Cloudflare vs. Perplexity: AI Web Scraping War & Legal Risks
The digital landscape is currently grappling with a significant dispute between internet infrastructure giant Cloudflare and AI startup Perplexity, centered on allegations of illicit web scraping. This “web scraping war” has profound implications for the future of artificial intelligence development, content monetization, and the very ethics of data acquisition in the digital age.
Cloudflare initiated the public discussion on August 4, 2025, with a blog post accusing Perplexity, an AI-powered “answer engine,” of bypassing robots.txt
restrictions to scrape content. Robots.txt
files are a long-standing web standard, introduced in 1994 and formally standardized in 2022, allowing websites to signal whether they want their content indexed by search engines or AI crawlers. Cloudflare alleges that Perplexity initially uses its declared user agents (like PerplexityBot), but when blocked, it resorts to “stealth crawling” by obscuring its identity, modifying user agents, changing source IP addresses, and sometimes even failing to fetch robots.txt
files altogether. This behavior, Cloudflare claims, is incompatible with established web “netiquette” and ethical standards that have historically governed internet interactions. Cloudflare’s investigation was prompted by numerous complaints from its customers who had explicitly disallowed Perplexity’s crawling activity in their robots.txt
files and implemented Web Application Firewall (WAF) rules, yet still found their content being accessed by Perplexity. Cloudflare has since de-listed Perplexity as a “verified bot” and implemented new rules to block its stealth crawling.
Perplexity has vehemently denied Cloudflare’s accusations, calling their analysis “embarrassing” and “disqualifying.” Perplexity argues that Cloudflare’s systems are “fundamentally inadequate for distinguishing between legitimate AI assistants and actual threats.” The AI startup asserts that its system operates fundamentally differently from traditional web crawlers; instead of systematically indexing vast portions of the web, it fetches webpages only in response to specific user questions, acting as a “user-triggered agent.” Perplexity claims it does not store or index content ahead of time and does not retain or use the fetched content for training its models.

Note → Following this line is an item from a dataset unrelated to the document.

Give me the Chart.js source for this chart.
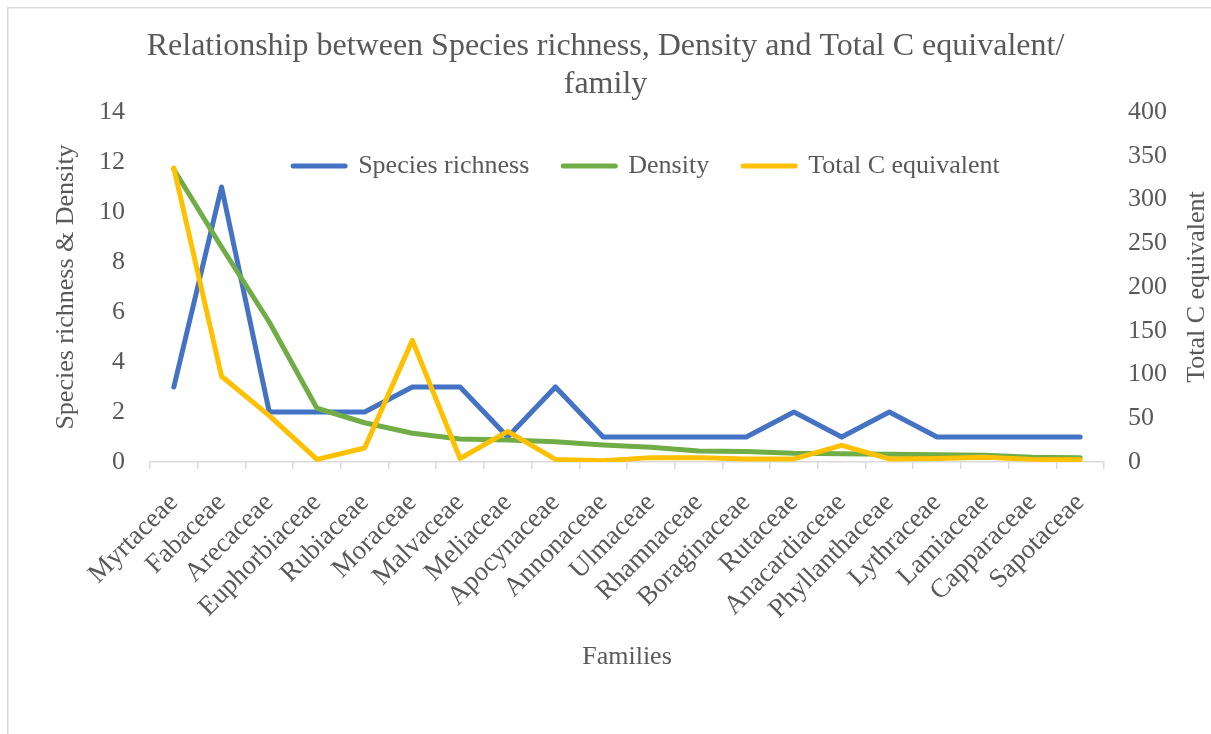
<!DOCTYPE html>
<html>
<head>
<meta charset="utf-8">
<script src="https://cdn.jsdelivr.net/npm/chart.js@4/dist/chart.umd.min.js"></script>
<style>
  html, body { margin: 0; padding: 0; background: #ffffff; }
  #wrap { width: 1211px; height: 734px; }
</style>
</head>
<body>
<div id="wrap"><canvas id="c" width="1211" height="734"></canvas></div>
<script>
const categories = ['Myrtaceae','Fabaceae','Arecaceae','Euphorbiaceae','Rubiaceae','Moraceae','Malvaceae','Meliaceae','Apocynaceae','Annonaceae','Ulmaceae','Rhamnaceae','Boraginaceae','Rutaceae','Anacardiaceae','Phyllanthaceae','Lythraceae','Lamiaceae','Capparaceae','Sapotaceae'];
const speciesRichness = [3, 11, 2, 2, 2, 3, 3, 1, 3, 1, 1, 1, 1, 2, 1, 2, 1, 1, 1, 1];
const density = [11.7, 8.6, 5.6, 2.15, 1.57, 1.15, 0.92, 0.88, 0.81, 0.68, 0.59, 0.44, 0.42, 0.35, 0.33, 0.31, 0.29, 0.27, 0.19, 0.17];
const totalC = [336, 98, 53, 3, 16, 139, 4, 35, 3, 1.5, 5, 5, 3.5, 3.5, 19, 3.5, 4, 5.5, 3, 2.5];
const leftTicks = [0, 2, 4, 6, 8, 10, 12, 14];
const rightTicks = [0, 50, 100, 150, 200, 250, 300, 350, 400];

const FONT = '"Liberation Serif", "Times New Roman", serif';
const TXT = '#595959';
const GRID = '#d9d9d9';

const decor = {
  id: 'decor',
  beforeLayout(chart) {
    const l = chart.legend;
    if (l && !l._zeroPatched) {
      const origFit = l.fit.bind(l);
      l.fit = function () { origFit(); this.height = 0; };
      l._zeroPatched = true;
    }
  },
  afterLayout(chart) {
    const l = chart.legend;
    if (l) {
      l.left += 41; l.right += 41;
      l.top += 7;
      l.height = 80;
      l.bottom = l.top + 80;
    }
  },
  beforeDraw(chart) {
    const ctx = chart.ctx;
    ctx.save();
    ctx.strokeStyle = GRID;
    ctx.lineWidth = 1.5;
    ctx.beginPath();
    ctx.moveTo(7.75, 734);
    ctx.lineTo(7.75, 7.75);
    ctx.lineTo(1211, 7.75);
    ctx.stroke();
    ctx.restore();
  },
  afterDraw(chart) {
    const ctx = chart.ctx;
    const ca = chart.chartArea;
    ctx.save();
    ctx.fillStyle = TXT;
    ctx.font = '26px ' + FONT;
    ctx.textAlign = 'center';
    ctx.textBaseline = 'middle';
    ctx.translate(1197, (ca.top + ca.bottom) / 2);
    ctx.rotate(-Math.PI / 2);
    ctx.fillText('Total C equivalent', 0, 0);
    ctx.restore();
  }
};

new Chart(document.getElementById('c'), {
  type: 'line',
  data: {
    labels: categories,
    datasets: [
      { label: 'Species richness', data: speciesRichness, yAxisID: 'y', borderColor: '#4472C4', backgroundColor: '#4472C4', order: 2 },
      { label: 'Density', data: density, yAxisID: 'y', borderColor: '#70AD47', backgroundColor: '#70AD47', order: 1 },
      { label: 'Total C equivalent', data: totalC, yAxisID: 'y2', borderColor: '#FFC000', backgroundColor: '#FFC000', order: 0 }
    ]
  },
  options: {
    responsive: false,
    animation: false,
    devicePixelRatio: 1,
    layout: { padding: 0 },
    elements: {
      line: { borderWidth: 5, tension: 0, borderCapStyle: 'round', borderJoinStyle: 'round', fill: false },
      point: { radius: 0, hoverRadius: 0 }
    },
    plugins: {
      tooltip: { enabled: false },
      title: {
        display: true,
        text: ['Relationship between Species richness, Density and Total C equivalent/', 'family'],
        color: TXT,
        font: { family: FONT, size: 32, weight: 'normal', lineHeight: 1.1875 },
        padding: { top: 28, bottom: 8 }
      },
      legend: {
        display: true,
        position: 'top',
        align: 'center',
        labels: {
          color: TXT,
          font: { family: FONT, size: 26 },
          usePointStyle: true,
          pointStyle: 'line',
          pointStyleWidth: 52,
          boxHeight: 26,
          padding: 34,
          sort: (a, b) => a.datasetIndex - b.datasetIndex,
          generateLabels(chart) {
            return Chart.defaults.plugins.legend.labels.generateLabels(chart).map(it => {
              const ds = chart.data.datasets[it.datasetIndex];
              it.lineWidth = 5;
              it.lineCap = 'round';
              it.strokeStyle = ds.borderColor;
              it.fillStyle = ds.borderColor;
              it.pointStyle = 'line';
              return it;
            });
          }
        }
      }
    },
    scales: {
      x: {
        type: 'category',
        offset: true,
        grid: { display: true, drawOnChartArea: false, drawTicks: true, tickLength: 7, color: GRID, lineWidth: 1.5, offset: true },
        border: { display: true, color: GRID, width: 1.5 },
        ticks: { color: TXT, font: { family: FONT, size: 27 }, minRotation: 45, maxRotation: 45, autoSkip: false, padding: 18 },
        title: { display: true, text: 'Families', color: TXT, font: { family: FONT, size: 26, lineHeight: 1.2 }, padding: { top: 0, bottom: 61 } },
        afterFit(s) { s.height = 272; }
      },
      y: {
        position: 'left',
        min: 0, max: 14,
        grid: { display: false, drawTicks: false },
        border: { display: false },
        afterBuildTicks(s) { s.ticks = leftTicks.map(v => ({ value: v })); },
        ticks: { color: TXT, font: { family: FONT, size: 26 }, padding: 25 },
        title: { display: true, text: 'Species richness & Density', color: TXT, font: { family: FONT, size: 26, lineHeight: 1.2 }, padding: { top: 51, bottom: 0 } },
        afterFit(s) { s.width = 150; }
      },
      y2: {
        position: 'right',
        min: 0, max: 400,
        grid: { display: false, drawTicks: false },
        border: { display: false },
        afterBuildTicks(s) { s.ticks = rightTicks.map(v => ({ value: v })); },
        ticks: { color: TXT, font: { family: FONT, size: 26 }, padding: 24 },
        afterFit(s) { s.width = 107; }
      }
    }
  },
  plugins: [decor]
});
</script>
</body>
</html>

This dispute is not an isolated incident for Perplexity. The company is already embroiled in legal battles with major publishers. In October 2024, Dow Jones (parent company of The Wall Street Journal and New York Post) filed a lawsuit against Perplexity, alleging “massive scale” copyright infringement by copying their content to build its Retrieval Augmented Generation (RAG) index. The lawsuit claims this practice allows Perplexity users to “skip the links” and directly access summaries, thereby reducing traffic and revenue for publishers. Similarly, the BBC sent a letter to Perplexity in June 2025, threatening legal action for scraping its content without permission and demanding compensation or deletion of data. The BBC claims to have evidence that Perplexity’s model was trained using its content and that parts of its content were reproduced verbatim, directly competing with its services. Perplexity, in turn, labeled the BBC’s claims as “manipulative and opportunistic” and indicative of a “fundamental misunderstanding” of technology and intellectual property law. Despite these legal challenges, Perplexity has also engaged in revenue-sharing deals with some publishers, including Time, Fortune, and Der Spiegel, in an attempt to address content concerns.

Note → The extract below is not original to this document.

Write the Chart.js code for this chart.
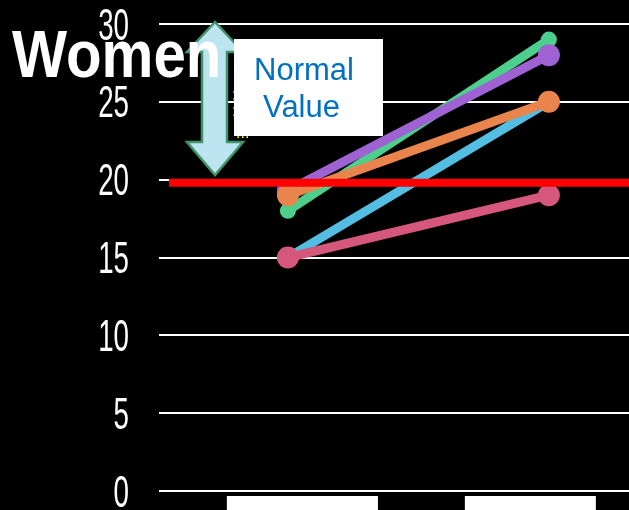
<!DOCTYPE html>
<html>
<head>
<meta charset="utf-8">
<script src="https://cdn.jsdelivr.net/npm/chart.js@4"></script>
<style>
  html, body { margin: 0; padding: 0; background: #000; }
  canvas { display: block; }
</style>
</head>
<body>
<canvas id="chart" width="629" height="510"></canvas>
<script>
// two time points (labels are cut off in the picture)
const categories = ['Before', 'After']
const green = [18, 29]
const purple = [19.3, 28]
const orange = [19, 25]
const blue = [15, 25]
const pink = [15, 19]
const normalValue = 19.8
const yTicks = [0, 5, 10, 15, 20, 25, 30]

const toPoints = (values) => categories.map((c, i) => ({ x: i, y: values[i] }))

const lineSet = (values, color, order, radius) => ({
  data: toPoints(values),
  borderColor: color,
  backgroundColor: color,
  borderWidth: 9,
  pointRadius: radius,
  pointBorderWidth: 0,
  order: order
})

// condensed tick labels drawn at the y scale positions
const tickLabels = {
  id: 'tickLabels',
  afterDraw(chart) {
    const ctx = chart.ctx
    const y = chart.scales.y
    ctx.save()
    ctx.fillStyle = '#fff'
    ctx.font = '44px "Liberation Sans", Arial, sans-serif'
    ctx.textAlign = 'right'
    ctx.textBaseline = 'alphabetic'
    for (let v of yTicks) {
      let py = y.getPixelForValue(v)
      ctx.save()
      ctx.translate(129, py + 15.5)
      ctx.scale(0.63, 1)
      ctx.fillText(String(v), 0, 0)
      ctx.restore()
    }
    ctx.restore()
  }
}

// slide decorations: arrow, title, label box, category boxes
const decorations = {
  id: 'decorations',
  afterDraw(chart) {
    const ctx = chart.ctx
    const x = chart.scales.x
    ctx.save()

    // category label boxes (cut off at the bottom)
    ctx.fillStyle = '#fff'
    const boxes = [[-0.234, 0.345], [0.678, 1.18]]
    for (let b of boxes) {
      let x0 = x.getPixelForValue(b[0])
      let x1 = x.getPixelForValue(b[1])
      ctx.fillRect(x0, 496, x1 - x0, 20)
    }

    // double arrow
    ctx.beginPath()
    ctx.moveTo(215, 22)
    ctx.lineTo(243, 52)
    ctx.lineTo(227, 52)
    ctx.lineTo(227, 142)
    ctx.lineTo(243, 142)
    ctx.lineTo(215, 175)
    ctx.lineTo(187, 142)
    ctx.lineTo(202, 142)
    ctx.lineTo(202, 52)
    ctx.lineTo(187, 52)
    ctx.closePath()
    ctx.fillStyle = '#bde4f1'
    ctx.fill()
    ctx.lineWidth = 2.5
    ctx.strokeStyle = '#43936a'
    ctx.stroke()

    // title, over the arrow
    ctx.save()
    ctx.fillStyle = '#fff'
    ctx.font = 'bold 67px "Liberation Sans", Arial, sans-serif'
    ctx.textAlign = 'left'
    ctx.textBaseline = 'alphabetic'
    ctx.translate(12, 77)
    ctx.scale(0.87, 1)
    ctx.fillText('Women', 0, 0)
    ctx.restore()

    // yellow text mostly hidden behind the box
    ctx.fillStyle = '#ffff00'
    ctx.font = '16px "Liberation Sans", Arial, sans-serif'
    ctx.fillText('::', 232, 100)
    ctx.fillText('::', 232, 116)
    ctx.fillText('...', 236, 138)

    // "Normal Value" box
    ctx.fillStyle = '#fff'
    ctx.fillRect(234, 39, 149, 97)
    ctx.fillStyle = '#0070c0'
    ctx.font = '31px "Liberation Sans", Arial, sans-serif'
    ctx.fillText('Normal', 254, 80)
    ctx.fillText('Value', 263, 117)

    ctx.restore()
  }
}

const ctx = document.getElementById('chart').getContext('2d')

const chart = new Chart(ctx, {
  type: 'line',
  data: {
    datasets: [
      {
        data: [{ x: -0.456, y: normalValue }, { x: 1.307, y: normalValue }],
        borderColor: '#ff0000',
        borderWidth: 8,
        pointRadius: 0,
        order: 0
      },
      lineSet(pink, '#d6577c', 1, 11),
      lineSet(orange, '#e8844c', 2, 11),
      lineSet(blue, '#53bde2', 3, 9),
      lineSet(purple, '#9f62d2', 4, 11),
      lineSet(green, '#4ccf8c', 5, 8)
    ]
  },
  options: {
    responsive: false,
    animation: false,
    devicePixelRatio: 1,
    layout: { autoPadding: false, padding: { left: 0, right: 0, top: 24, bottom: 19 } },
    plugins: {
      legend: { display: false },
      tooltip: { enabled: false }
    },
    scales: {
      x: {
        type: 'linear',
        min: -0.494,
        max: 1.307,
        display: false
      },
      y: {
        min: 0,
        max: 30,
        ticks: { stepSize: 5, display: false },
        grid: { color: '#ffffff', lineWidth: 2, drawTicks: false },
        border: { display: false },
        afterFit: (scale) => { scale.width = 159 }
      }
    }
  },
  plugins: [tickLabels, decorations]
})
</script>
</body>
</html>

The broader implications of this “web scraping war” are significant for the evolving relationship between AI developers and content creators. The rise of AI crawlers that summarize content without generating direct traffic or revenue for publishers threatens the web’s dominant business model. Cybersecurity researchers anticipate an escalating “arms race” between those protecting content and AI companies seeking data. While the legal limits of scraping content and bypassing robots.txt
remain unclear, Cloudflare’s findings could expose Perplexity to further lawsuits. This ongoing conflict underscores the urgent need for clear ethical guidelines and potentially new legal frameworks to govern how AI systems access and utilize online data, balancing innovation with the rights of content creators.